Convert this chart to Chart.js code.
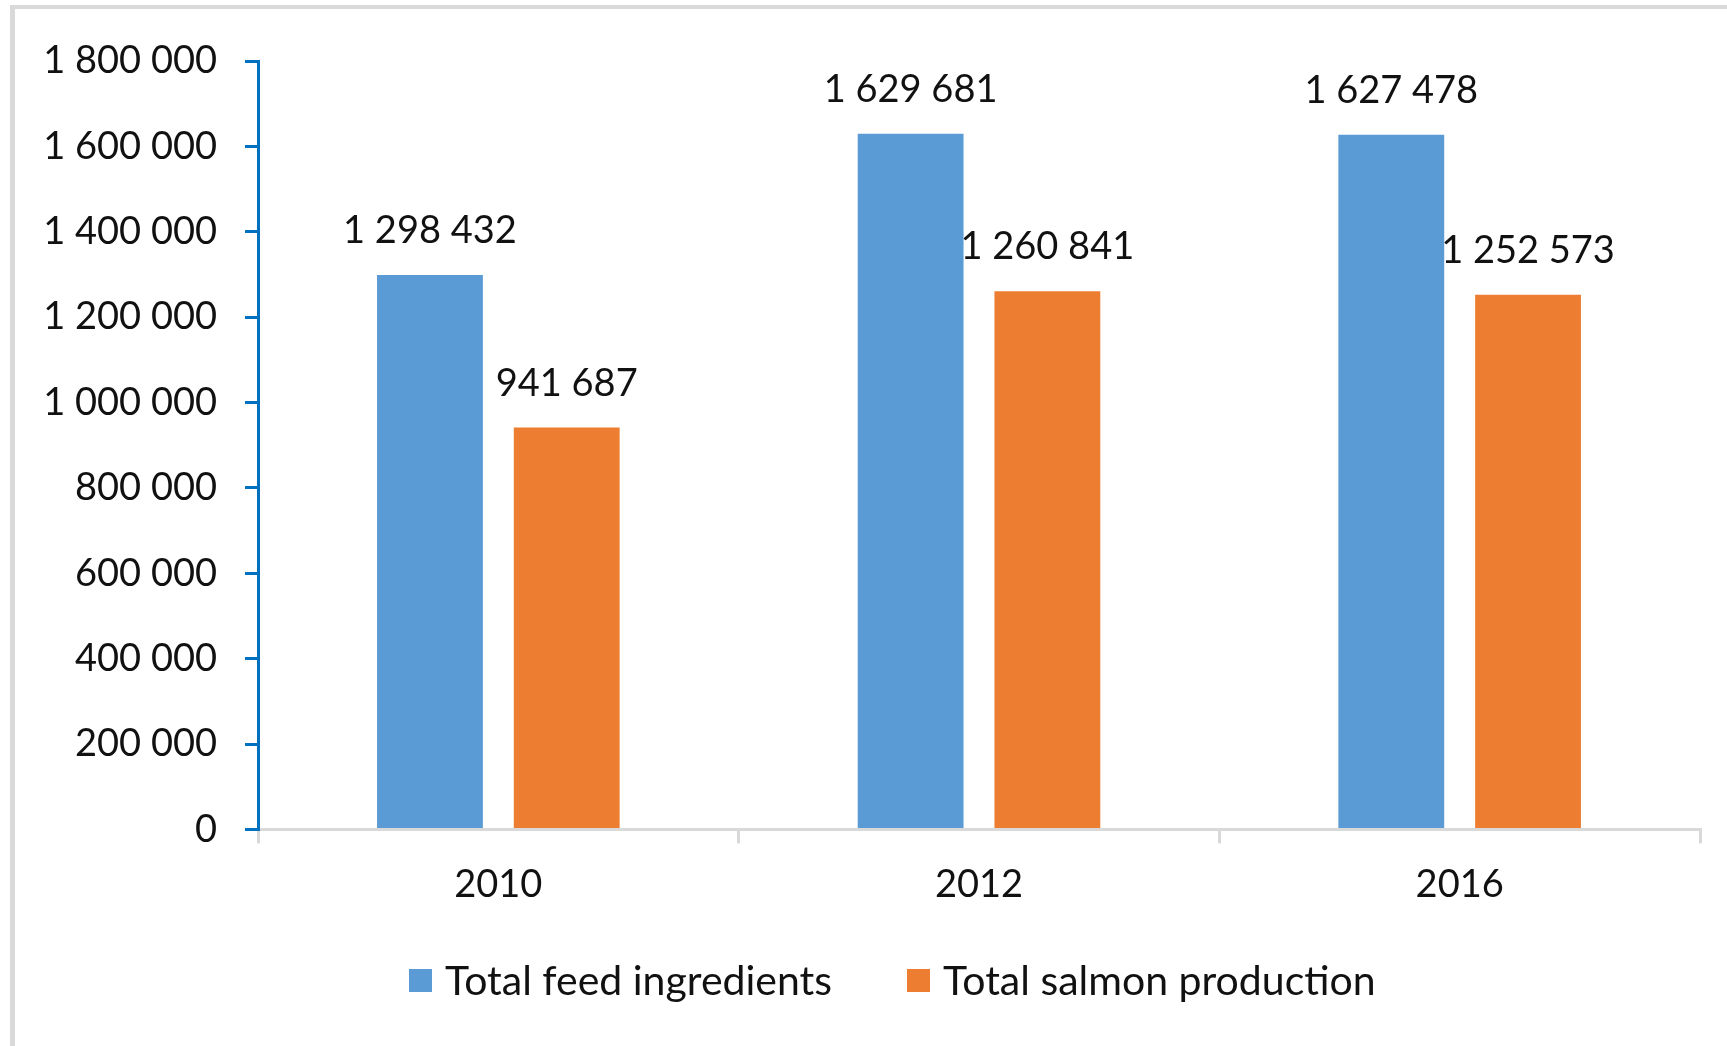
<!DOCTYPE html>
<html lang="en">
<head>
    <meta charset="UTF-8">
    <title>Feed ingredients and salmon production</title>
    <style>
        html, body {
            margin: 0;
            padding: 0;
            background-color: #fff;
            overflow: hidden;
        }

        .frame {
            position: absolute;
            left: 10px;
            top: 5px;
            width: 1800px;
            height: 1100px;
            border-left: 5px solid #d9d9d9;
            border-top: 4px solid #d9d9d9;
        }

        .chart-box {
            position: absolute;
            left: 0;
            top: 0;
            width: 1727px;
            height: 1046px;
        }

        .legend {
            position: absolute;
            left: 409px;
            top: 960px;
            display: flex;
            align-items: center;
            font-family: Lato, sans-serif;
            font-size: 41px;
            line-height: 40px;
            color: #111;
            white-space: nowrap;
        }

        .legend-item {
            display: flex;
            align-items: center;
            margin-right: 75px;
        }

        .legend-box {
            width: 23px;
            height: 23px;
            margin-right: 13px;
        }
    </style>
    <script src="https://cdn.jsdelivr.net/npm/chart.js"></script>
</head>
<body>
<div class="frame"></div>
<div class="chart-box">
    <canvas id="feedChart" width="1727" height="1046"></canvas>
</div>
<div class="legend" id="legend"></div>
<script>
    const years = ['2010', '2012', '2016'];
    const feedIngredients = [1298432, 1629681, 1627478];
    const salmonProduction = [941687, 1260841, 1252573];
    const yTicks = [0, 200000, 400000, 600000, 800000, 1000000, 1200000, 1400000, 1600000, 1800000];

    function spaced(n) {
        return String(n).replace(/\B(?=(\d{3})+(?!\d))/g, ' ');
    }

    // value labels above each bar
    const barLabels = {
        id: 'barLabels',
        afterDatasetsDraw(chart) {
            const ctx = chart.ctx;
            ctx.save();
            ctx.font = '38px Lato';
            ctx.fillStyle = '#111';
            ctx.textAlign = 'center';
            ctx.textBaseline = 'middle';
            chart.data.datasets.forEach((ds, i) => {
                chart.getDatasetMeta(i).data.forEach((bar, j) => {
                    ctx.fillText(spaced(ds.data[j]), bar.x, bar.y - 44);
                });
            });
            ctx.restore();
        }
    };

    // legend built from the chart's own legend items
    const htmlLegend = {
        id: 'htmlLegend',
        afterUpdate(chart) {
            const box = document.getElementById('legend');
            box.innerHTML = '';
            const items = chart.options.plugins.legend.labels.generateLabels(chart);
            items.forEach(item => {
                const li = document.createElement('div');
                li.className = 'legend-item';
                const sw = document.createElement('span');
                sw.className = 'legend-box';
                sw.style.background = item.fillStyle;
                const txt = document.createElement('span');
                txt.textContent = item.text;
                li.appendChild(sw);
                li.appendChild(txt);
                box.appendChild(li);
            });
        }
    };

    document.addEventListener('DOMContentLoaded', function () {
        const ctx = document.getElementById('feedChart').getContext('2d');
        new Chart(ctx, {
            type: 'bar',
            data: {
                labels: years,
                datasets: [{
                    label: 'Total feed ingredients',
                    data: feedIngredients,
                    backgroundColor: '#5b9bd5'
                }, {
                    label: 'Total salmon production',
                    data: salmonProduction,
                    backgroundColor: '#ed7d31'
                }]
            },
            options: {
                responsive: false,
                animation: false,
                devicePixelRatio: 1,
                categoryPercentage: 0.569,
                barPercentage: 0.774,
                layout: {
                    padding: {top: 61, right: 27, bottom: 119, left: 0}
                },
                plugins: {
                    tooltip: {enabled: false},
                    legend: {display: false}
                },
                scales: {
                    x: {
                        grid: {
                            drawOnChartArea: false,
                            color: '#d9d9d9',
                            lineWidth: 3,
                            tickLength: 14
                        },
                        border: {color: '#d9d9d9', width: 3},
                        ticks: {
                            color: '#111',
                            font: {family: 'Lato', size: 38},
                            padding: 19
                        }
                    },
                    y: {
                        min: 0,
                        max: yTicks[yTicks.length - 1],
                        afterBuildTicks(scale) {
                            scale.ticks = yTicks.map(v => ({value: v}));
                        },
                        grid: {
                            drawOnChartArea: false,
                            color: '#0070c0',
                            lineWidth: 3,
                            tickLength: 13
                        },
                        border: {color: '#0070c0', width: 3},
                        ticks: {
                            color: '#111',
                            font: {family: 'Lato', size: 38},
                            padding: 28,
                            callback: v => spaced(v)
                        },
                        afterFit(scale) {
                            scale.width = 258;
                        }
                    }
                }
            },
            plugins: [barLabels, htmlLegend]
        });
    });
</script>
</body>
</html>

Task requirements.
Return the full material word for word. Do not include the pictures.

Complete output.
Convert this chart to Chart.js code.
<!DOCTYPE html>
<html lang="en">
<head>
    <meta charset="UTF-8">
    <title>Feed ingredients and salmon production</title>
    <style>
        html, body {
            margin: 0;
            padding: 0;
            background-color: #fff;
            overflow: hidden;
        }

        .frame {
            position: absolute;
            left: 10px;
            top: 5px;
            width: 1800px;
            height: 1100px;
            border-left: 5px solid #d9d9d9;
            border-top: 4px solid #d9d9d9;
        }

        .chart-box {
            position: absolute;
            left: 0;
            top: 0;
            width: 1727px;
            height: 1046px;
        }

        .legend {
            position: absolute;
            left: 409px;
            top: 960px;
            display: flex;
            align-items: center;
            font-family: Lato, sans-serif;
            font-size: 41px;
            line-height: 40px;
            color: #111;
            white-space: nowrap;
        }

        .legend-item {
            display: flex;
            align-items: center;
            margin-right: 75px;
        }

        .legend-box {
            width: 23px;
            height: 23px;
            margin-right: 13px;
        }
    </style>
    <script src="https://cdn.jsdelivr.net/npm/chart.js"></script>
</head>
<body>
<div class="frame"></div>
<div class="chart-box">
    <canvas id="feedChart" width="1727" height="1046"></canvas>
</div>
<div class="legend" id="legend"></div>
<script>
    const years = ['2010', '2012', '2016'];
    const feedIngredients = [1298432, 1629681, 1627478];
    const salmonProduction = [941687, 1260841, 1252573];
    const yTicks = [0, 200000, 400000, 600000, 800000, 1000000, 1200000, 1400000, 1600000, 1800000];

    function spaced(n) {
        return String(n).replace(/\B(?=(\d{3})+(?!\d))/g, ' ');
    }

    // value labels above each bar
    const barLabels = {
        id: 'barLabels',
        afterDatasetsDraw(chart) {
            const ctx = chart.ctx;
            ctx.save();
            ctx.font = '38px Lato';
            ctx.fillStyle = '#111';
            ctx.textAlign = 'center';
            ctx.textBaseline = 'middle';
            chart.data.datasets.forEach((ds, i) => {
                chart.getDatasetMeta(i).data.forEach((bar, j) => {
                    ctx.fillText(spaced(ds.data[j]), bar.x, bar.y - 44);
                });
            });
            ctx.restore();
        }
    };

    // legend built from the chart's own legend items
    const htmlLegend = {
        id: 'htmlLegend',
        afterUpdate(chart) {
            const box = document.getElementById('legend');
            box.innerHTML = '';
            const items = chart.options.plugins.legend.labels.generateLabels(chart);
            items.forEach(item => {
                const li = document.createElement('div');
                li.className = 'legend-item';
                const sw = document.createElement('span');
                sw.className = 'legend-box';
                sw.style.background = item.fillStyle;
                const txt = document.createElement('span');
                txt.textContent = item.text;
                li.appendChild(sw);
                li.appendChild(txt);
                box.appendChild(li);
            });
        }
    };

    document.addEventListener('DOMContentLoaded', function () {
        const ctx = document.getElementById('feedChart').getContext('2d');
        new Chart(ctx, {
            type: 'bar',
            data: {
                labels: years,
                datasets: [{
                    label: 'Total feed ingredients',
                    data: feedIngredients,
                    backgroundColor: '#5b9bd5'
                }, {
                    label: 'Total salmon production',
                    data: salmonProduction,
                    backgroundColor: '#ed7d31'
                }]
            },
            options: {
                responsive: false,
                animation: false,
                devicePixelRatio: 1,
                categoryPercentage: 0.569,
                barPercentage: 0.774,
                layout: {
                    padding: {top: 61, right: 27, bottom: 119, left: 0}
                },
                plugins: {
                    tooltip: {enabled: false},
                    legend: {display: false}
                },
                scales: {
                    x: {
                        grid: {
                            drawOnChartArea: false,
                            color: '#d9d9d9',
                            lineWidth: 3,
                            tickLength: 14
                        },
                        border: {color: '#d9d9d9', width: 3},
                        ticks: {
                            color: '#111',
                            font: {family: 'Lato', size: 38},
                            padding: 19
                        }
                    },
                    y: {
                        min: 0,
                        max: yTicks[yTicks.length - 1],
                        afterBuildTicks(scale) {
                            scale.ticks = yTicks.map(v => ({value: v}));
                        },
                        grid: {
                            drawOnChartArea: false,
                            color: '#0070c0',
                            lineWidth: 3,
                            tickLength: 13
                        },
                        border: {color: '#0070c0', width: 3},
                        ticks: {
                            color: '#111',
                            font: {family: 'Lato', size: 38},
                            padding: 28,
                            callback: v => spaced(v)
                        },
                        afterFit(scale) {
                            scale.width = 258;
                        }
                    }
                }
            },
            plugins: [barLabels, htmlLegend]
        });
    });
</script>
</body>
</html>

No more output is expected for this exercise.